Les managers ne sont pas des héros. Leur responsabilité et leur autonomie ne leur garantissent pas une réponse à tout, a fortiori dans un contexte de réduction des budgets, des moyens, des marges de manœuvres ou d’initiatives. L’absence de réponse tangible, fiable et opérante leur fait courir le risque d’être montrés du doigt, d’être accusés d’être responsables des souffrances des salariés et de leurs mauvaises conditions du travail. Et, bien souvent, les organisations syndicales et les élus ne s’en privent pas. La réponse aux attentes des salariés n’est pas et ne sera jamais le monopole de quiconque. Pas plus du manager que de sa ligne hiérarchique ou de la fonction RH. Elle n’est certes pas non plus le monopole des partenaires sociaux qui dialoguent et négocient dans l’entreprise ou l’administration. Mais il convient d’insister sur la qualité des résultats, sur les compromis obtenus par le dialogue social et la négociation collective pour transformer le quotidien des salariés, que ce soit sous la forme de droits ou de garanties collectives mais aussi de conditions d’exercice du « bien faire » leur travail. C’est bien toute la question de l’effectivité et de l’efficience des accords conclus à tous les niveaux. C’est aussi là que le syndicalisme a rendez-vous avec les cadres pour une mise en œuvre opérationnelle, effective et efficace des règles négociées.
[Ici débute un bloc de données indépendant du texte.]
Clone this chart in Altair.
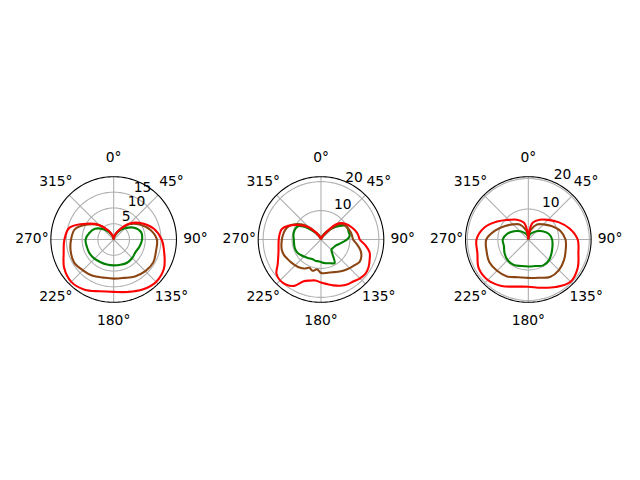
import altair as alt
import pandas as pd

# ---------------- data ----------------
ANG_A = [0, 5, 10, 15, 30, 45, 60, 75, 90, 105, 120, 135, 150, 165, 180,
         195, 210, 225, 240, 255, 270, 285, 300, 315, 330, 345, 350, 355, 360]

P1_GREEN = [0, 0.3, 0.7, 1.2, 3.0, 5.0, 7.5, 9.0, 9.0, 8.5, 8.0, 8.3, 8.5, 8.3, 8.2,
            8.2, 8.3, 8.6, 8.8, 8.8, 8.9, 8.0, 6.8, 4.6, 2.6, 1.0, 0.7, 0.3, 0]
P1_BROWN = [0, 0.4, 0.9, 1.4, 3.3, 6.8, 9.5, 12.0, 13.7, 13.9, 14.5, 14.2, 13.5, 12.6, 12.4,
            12.5, 13.3, 13.8, 14.5, 14.1, 13.5, 12.7, 9.5, 6.4, 3.1, 1.2, 0.9, 0.4, 0]
P1_RED = [0, 0.4, 0.9, 1.5, 3.5, 7.2, 10.3, 13.2, 15.2, 16.6, 18.4, 19.0, 18.3, 17.2, 16.6,
          17.0, 18.4, 19.0, 18.1, 16.4, 15.6, 14.5, 10.0, 6.5, 3.2, 1.3, 0.9, 0.4, 0]

ANG_B = [i * 7.5 for i in range(49)]

P2_GREEN = [0, 0.3, 0.7, 1.4, 2.4, 3.8, 5.5, 7.5, 9.6, 10.0, 9.9, 10.0, 9.0, 7.4, 6.3, 5.5,
            5.2, 5.0, 5.1, 6.6, 9.4, 8.9, 8.5, 8.2, 7.8, 7.6, 7.6, 7.4, 7.6, 7.9, 8.3, 8.8,
            9.3, 9.5, 9.5, 9.4, 9.4, 9.6, 9.7, 9.6, 9.2, 7.2, 4.5, 3.0, 2.0, 1.2, 0.7, 0.3, 0]
P2_BROWN = [0, 0.2, 0.5, 0.9, 1.6, 3.0, 6.0, 8.8, 9.6, 10.1, 10.5, 10.8, 11.1, 12.5, 14.1, 15.1,
            15.4, 14.6, 14.0, 13.4, 12.8, 12.2, 11.8, 11.7, 11.6, 10.4, 11.2, 10.6, 11.6, 12.2, 12.6, 13.0,
            13.4, 13.9, 14.0, 13.8, 13.5, 13.2, 12.8, 12.0, 10.6, 8.6, 6.0, 3.5, 1.8, 0.8, 0.4, 0.1, 0]
P2_RED = [0, 0.2, 0.5, 1.0, 1.8, 3.8, 7.5, 9.3, 10.4, 11.3, 12.2, 12.9, 13.4, 15.5, 17.4, 18.2,
          19.0, 19.4, 19.0, 18.3, 18.0, 17.3, 16.4, 15.5, 14.9, 14.3, 14.7, 15.6, 18.5, 19.7, 20.0, 19.4,
          17.3, 16.0, 15.2, 14.8, 14.6, 14.4, 14.0, 12.3, 10.0, 8.0, 6.0, 3.3, 1.8, 0.9, 0.4, 0.1, 0]

P3_GREEN = [0, 0.5, 1.0, 1.6, 2.5, 3.8, 5.4, 7.0, 7.8, 8.2, 8.8, 9.6, 9.8, 9.0, 8.85,
            9.0, 9.6, 9.6, 9.0, 8.3, 8.4, 7.2, 5.4, 3.8, 2.5, 1.6, 1.0, 0.5, 0]
P3_BROWN = [0, 1.0, 2.5, 3.4, 5.7, 7.0, 8.8, 10.9, 12.2, 12.7, 13.5, 14.2, 14.2, 13.0, 12.6,
            12.8, 14.0, 14.5, 14.8, 14.2, 13.8, 11.3, 8.8, 7.0, 5.7, 3.4, 2.5, 1.0, 0]
P3_RED = [0, 1.5, 4.3, 5.8, 7.5, 9.1, 11.4, 14.0, 16.2, 17.0, 18.7, 19.6, 18.0, 16.4, 15.5,
          16.0, 17.6, 18.8, 18.8, 17.3, 17.0, 15.0, 11.8, 9.1, 7.5, 5.8, 4.3, 1.5, 0]

RMAX = [19.9, 21.7, 20.6]
RTICKS = [[5, 10, 15], [10, 20], [10, 20]]
ANGLE_LABELS = [0, 45, 90, 135, 180, 225, 270, 315]

SERIES_NAMES = ["green", "brown", "red"]
SERIES_COLORS = ["#008000", "#8b4513", "#ff0000"]

# ---------------- layout constants ----------------
PANEL_W = 208
PANEL_H = 463
RADIUS_PX = 63.0
LABEL_PX = 82.0
FONT = "DejaVu Sans"
FS = 13.9

XY = "datum.r * sin(datum.theta * PI / 180)"
YY = "datum.r * cos(datum.theta * PI / 180)"


def panel(angles, series, rmax, ticks):
    u = RADIUS_PX / rmax
    hx = (PANEL_W / 2) / u
    hy = (PANEL_H / 2) / u
    xs = alt.Scale(domain=[-hx, hx], nice=False, zero=False)
    ys = alt.Scale(domain=[-hy, hy], nice=False, zero=False)

    def xenc(f="x"):
        return alt.X(f"{f}:Q", scale=xs, axis=None)

    def yenc(f="y"):
        return alt.Y(f"{f}:Q", scale=ys, axis=None)

    # data curves
    rows = []
    for name, vals in series:
        for i, (a, r) in enumerate(zip(angles, vals)):
            rows.append({"series": name, "i": i, "theta": a, "r": r})
    curves = alt.Chart(pd.DataFrame(rows)).transform_calculate(
        x=XY, y=YY
    ).mark_line(strokeWidth=2.1, interpolate="catmull-rom", clip=False).encode(
        x=xenc(), y=yenc(),
        color=alt.Color("series:N", scale=alt.Scale(domain=SERIES_NAMES, range=SERIES_COLORS), legend=None),
        detail="series:N",
        order=alt.Order("i:Q"),
    )

    # grid rings
    ring_rows = []
    for t in ticks:
        for k in range(0, 181):
            ring_rows.append({"ring": t, "i": k, "theta": k * 2, "r": t})
    rings = alt.Chart(pd.DataFrame(ring_rows)).transform_calculate(
        x=XY, y=YY
    ).mark_line(stroke="#b0b0b0", strokeWidth=1.1).encode(
        x=xenc(), y=yenc(), detail="ring:N", order=alt.Order("i:Q")
    )

    # spokes
    spoke_df = pd.DataFrame({"theta": ANGLE_LABELS, "r": [rmax] * len(ANGLE_LABELS)})
    spokes = alt.Chart(spoke_df).transform_calculate(
        x=XY, y=YY, x0="0", y0="0"
    ).mark_rule(stroke="#b0b0b0", strokeWidth=1.1).encode(
        x=xenc("x0"), y=yenc("y0"), x2="x:Q", y2="y:Q"
    )

    # outer circle (spine)
    outer_rows = [{"i": k, "theta": k * 2, "r": rmax} for k in range(0, 181)]
    outer = alt.Chart(pd.DataFrame(outer_rows)).transform_calculate(
        x=XY, y=YY
    ).mark_line(stroke="black", strokeWidth=1.1).encode(
        x=xenc(), y=yenc(), order=alt.Order("i:Q")
    )

    # angle labels
    rl = LABEL_PX / u
    ang_df = pd.DataFrame({
        "theta": ANGLE_LABELS,
        "r": [rl] * len(ANGLE_LABELS),
        "label": [f"{a}°" for a in ANGLE_LABELS],
    })
    ang_text = alt.Chart(ang_df).transform_calculate(
        x=XY, y=YY
    ).mark_text(font=FONT, fontSize=FS, color="black", align="center", baseline="middle").encode(
        x=xenc(), y=yenc(), text="label:N"
    )

    # radial labels
    rt_df = pd.DataFrame({
        "theta": [22.5] * len(ticks),
        "r": ticks,
        "label": [str(t) for t in ticks],
    })
    r_text = alt.Chart(rt_df).transform_calculate(
        x=XY, y=YY
    ).mark_text(font=FONT, fontSize=FS, color="black", align="left", baseline="bottom", dx=2, dy=-1).encode(
        x=xenc(), y=yenc(), text="label:N"
    )

    return alt.layer(rings, spokes, curves, outer, ang_text, r_text).properties(
        width=PANEL_W, height=PANEL_H
    )


p1 = panel(ANG_A, list(zip(SERIES_NAMES, [P1_GREEN, P1_BROWN, P1_RED])), RMAX[0], RTICKS[0])
p2 = panel(ANG_B, list(zip(SERIES_NAMES, [P2_GREEN, P2_BROWN, P2_RED])), RMAX[1], RTICKS[1])
p3 = panel(ANG_A, list(zip(SERIES_NAMES, [P3_GREEN, P3_BROWN, P3_RED])), RMAX[2], RTICKS[2])

chart = alt.hconcat(p1, p2, p3, spacing=0).properties(
    padding={"left": 2, "top": 0, "right": 0, "bottom": 0},
    background="white",
).configure_view(stroke=None)

chart.save("out.html", embed_options={"renderer": "svg", "actions": False})
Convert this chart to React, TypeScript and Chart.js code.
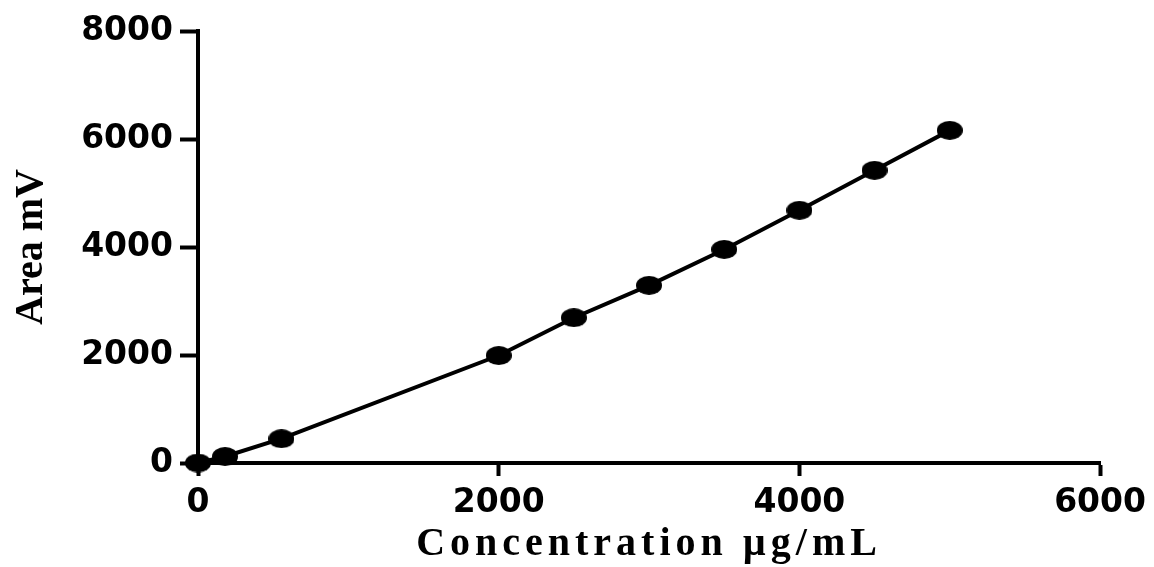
import React, { useEffect, useRef } from "react";
import { Chart, registerables, LinearScale } from "chart.js";

Chart.register(...registerables);

// ---- data ----
const concentrations: number[] = [0, 180, 555, 2000, 2500, 3000, 3500, 4000, 4500, 5000];
const areas: number[] = [0, 120, 450, 1990, 2690, 3290, 3955, 4680, 5420, 6160];
const xTicks: number[] = [0, 2000, 4000, 6000];
const yTicks: number[] = [0, 2000, 4000, 6000, 8000];
const xTitle = "Concentration µg/mL";
const yTitle = "Area mV";

const TITLE_SPACING = "5px";

class SpacedLinearScale extends LinearScale {
  static id = "spacedLinear";
  static defaults = (LinearScale as any).defaults;
  drawTitle() {
    const ctx: any = (this as any).ctx;
    const prev = ctx.letterSpacing;
    ctx.letterSpacing = TITLE_SPACING;
    // @ts-ignore
    super.drawTitle();
    ctx.letterSpacing = prev || "0px";
  }
}
Chart.register(SpacedLinearScale as any);

function makeEllipse(w: number, h: number): HTMLCanvasElement {
  const c = document.createElement("canvas");
  c.width = w;
  c.height = h;
  const g = c.getContext("2d")!;
  g.fillStyle = "#000";
  g.beginPath();
  g.ellipse(w / 2, h / 2, w / 2, h / 2, 0, 0, Math.PI * 2);
  g.fill();
  return c;
}

export default function App() {
  const ref = useRef<HTMLCanvasElement | null>(null);

  useEffect(() => {
    if (!ref.current) return;
    const marker = makeEllipse(26, 19);
    const tickFont = { family: "'DejaVu Sans', sans-serif", size: 33, weight: "bold" as const };
    const titleFamily = "'Liberation Serif', 'Times New Roman', serif";

    const chart = new Chart(ref.current, {
      type: "line",
      data: {
        datasets: [
          {
            data: concentrations.map((x, i) => ({ x, y: areas[i] })),
            borderColor: "#000",
            backgroundColor: "#000",
            borderWidth: 4,
            pointStyle: marker as any,
            pointRadius: 10,
            pointHoverRadius: 10,
            tension: 0,
            clip: false as any,
          },
        ],
      },
      options: {
        responsive: false,
        animation: false,
        events: [],
        layout: { padding: { top: 31, right: 52, left: 0, bottom: 0 } },
        plugins: { legend: { display: false }, tooltip: { enabled: false } },
        scales: {
          x: {
            type: "spacedLinear" as any,
            min: 0,
            max: 6000,
            afterBuildTicks: (s: any) => {
              s.ticks = xTicks.map((v) => ({ value: v }));
            },
            afterFit: (s: any) => {
              s.height = 104;
            },
            grid: {
              display: true,
              drawOnChartArea: false,
              drawTicks: true,
              tickLength: 13,
              tickColor: "#000",
              tickWidth: 4,
            },
            border: { display: true, color: "#000", width: 4 },
            ticks: {
              color: "#000",
              font: tickFont,
              padding: 8,
              maxRotation: 0,
              autoSkip: false,
              callback: (v: any) => String(v),
            },
            title: {
              display: true,
              text: xTitle,
              color: "#000",
              font: { family: titleFamily, size: 40, weight: "bold" },
              padding: { top: 0, bottom: -2 },
            },
          },
          y: {
            type: "linear",
            min: 0,
            max: 8000,
            afterBuildTicks: (s: any) => {
              s.ticks = yTicks.map((v) => ({ value: v }));
            },
            afterFit: (s: any) => {
              s.width = 198;
            },
            grid: {
              display: true,
              drawOnChartArea: false,
              drawTicks: true,
              tickLength: 18,
              tickColor: "#000",
              tickWidth: 4,
            },
            border: { display: true, color: "#000", width: 4 },
            ticks: {
              color: "#000",
              font: tickFont,
              padding: 7,
              autoSkip: false,
              callback: (v: any) => String(v),
            },
            title: {
              display: true,
              text: yTitle,
              color: "#000",
              font: { family: titleFamily, size: 40, weight: "bold" },
              padding: { top: 8, bottom: 0 },
            },
          },
        },
      },
    });
    return () => chart.destroy();
  }, []);

  return (
    <div style={{ position: "fixed", left: 0, top: 0, width: 1154, height: 567, background: "#fff" }}>
      <canvas ref={ref} width={1154} height={567} style={{ display: "block" }} />
    </div>
  );
}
Il est de la responsabilité des élus de veiller à ce que ces résultats se traduisent dans les faits en proximité avec l’activité. Cela suppose que les managers et en particulier les managers de proximité disposent des moyens de la mise en œuvre des accords.

Faisons ainsi la démonstration qu’avec la CFDT - forte d’adhérents cadres toujours plus nombreux - un autre management est possible. N’est-ce pas une double fierté d’appartenir à la CFDT et d’assumer en qualité de manager son ambition de changer le management ? Le chantier peut sembler colossal. Mais nous ne pouvons en faire l’économie. Puisse ce guide y contribuer tant je crois l’enjeu capital.

1 : 48ème congrès CFDT, tribune libre de la CFDT Cadres.